Fanon suggests forgetting past which leads them to superiority and inferiority complexes. White people may feel guilty for their inhuman ancestors and blacks may feel inferior than whites because of their past as a slave. And it also raises hatred to whites. So, Fanon rightly says, not to be prisoners of past, ‘let the dead bury the dead’
He proves his views with example of Indo-china war history. Fanon writes his views on fighting for freedom; he believes that one cannot make others rule over him. He makes very good point at the conclusion,
“I have only one right and one duty; the right to demand human behaviour from the other, and the duty to never let his decisions renounce his freedom.”
Fanon, in the whole book, tries to be analytical without attachment. He talks about black men’s desires to be white with psychological reasons. He never become insulting for blacks and also doesn’t present hatred for white people. But he fairly well describes their psychology of superiority mindset/complex.

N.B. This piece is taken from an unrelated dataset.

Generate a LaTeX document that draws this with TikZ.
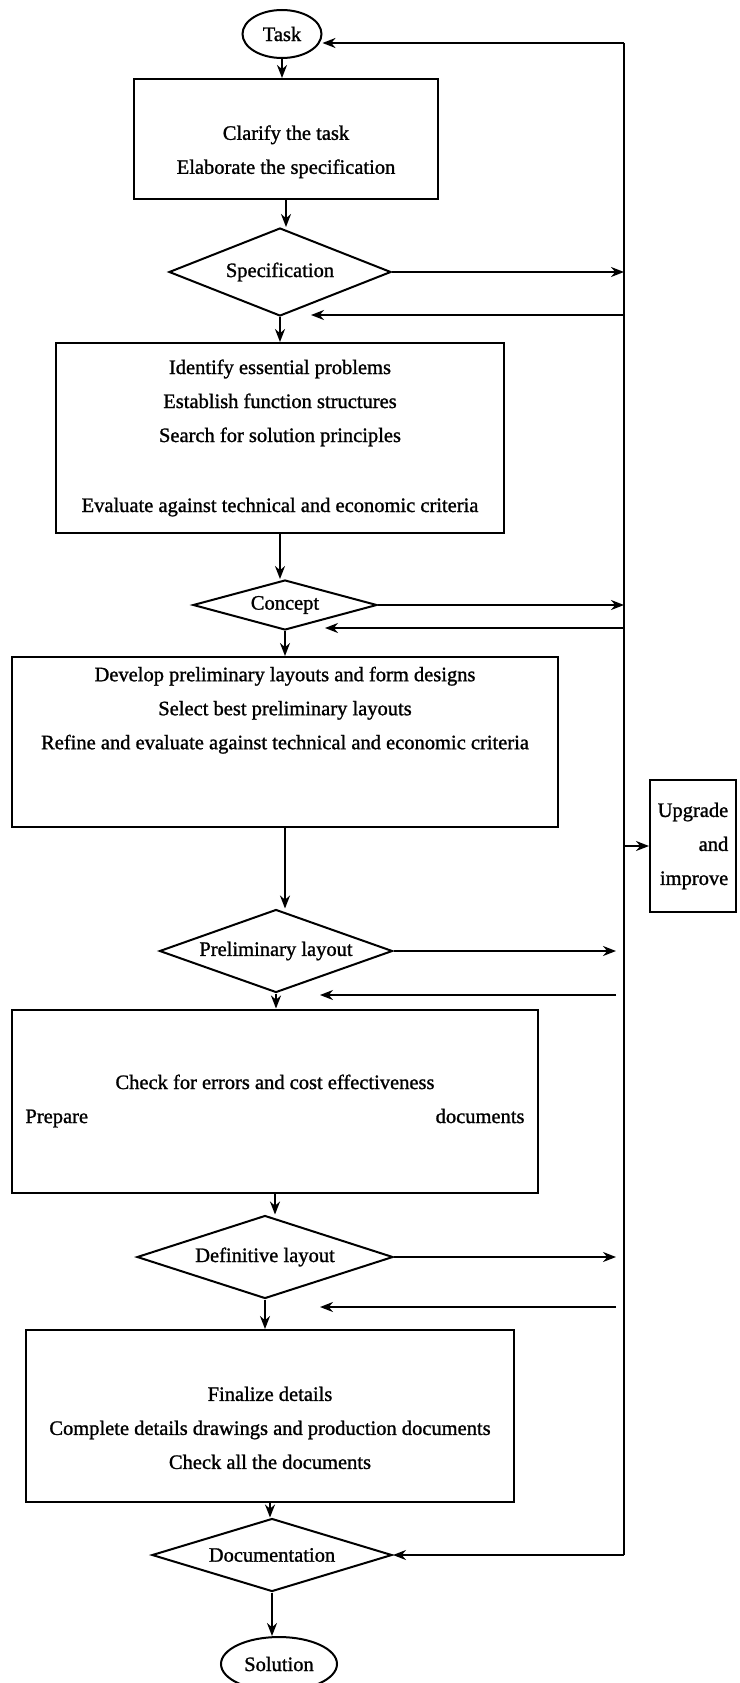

Recent example which can prove Fanon’s psychology is great dancer Michael Jackson who tries to become white throughout his life.
The points, he describes, have an authentic reasons. He proves his psychoanalysis with his own examples. He shows his outbursts, his burning questions about his projected, constructed identity. Whites represent wealth, beauty, intelligence and virtue, but blacks projected identity is as ‘Niggers’ something to be saved from, to escape, something not to be as they are ugly, uncivilized, immoral, impure and not virtuous.
This mentality is deeply rooted in everybody’s mind. Adds for becoming white suggests success of Fanon’s psychology.
The “Black Skin White Masks” psychoanalytical work by Frantz Fanon is worthy to be studied to understand psychology of blacks and whites both. The work is true to itself and it proves many points without prejudices for whites and without sympathy for blacks.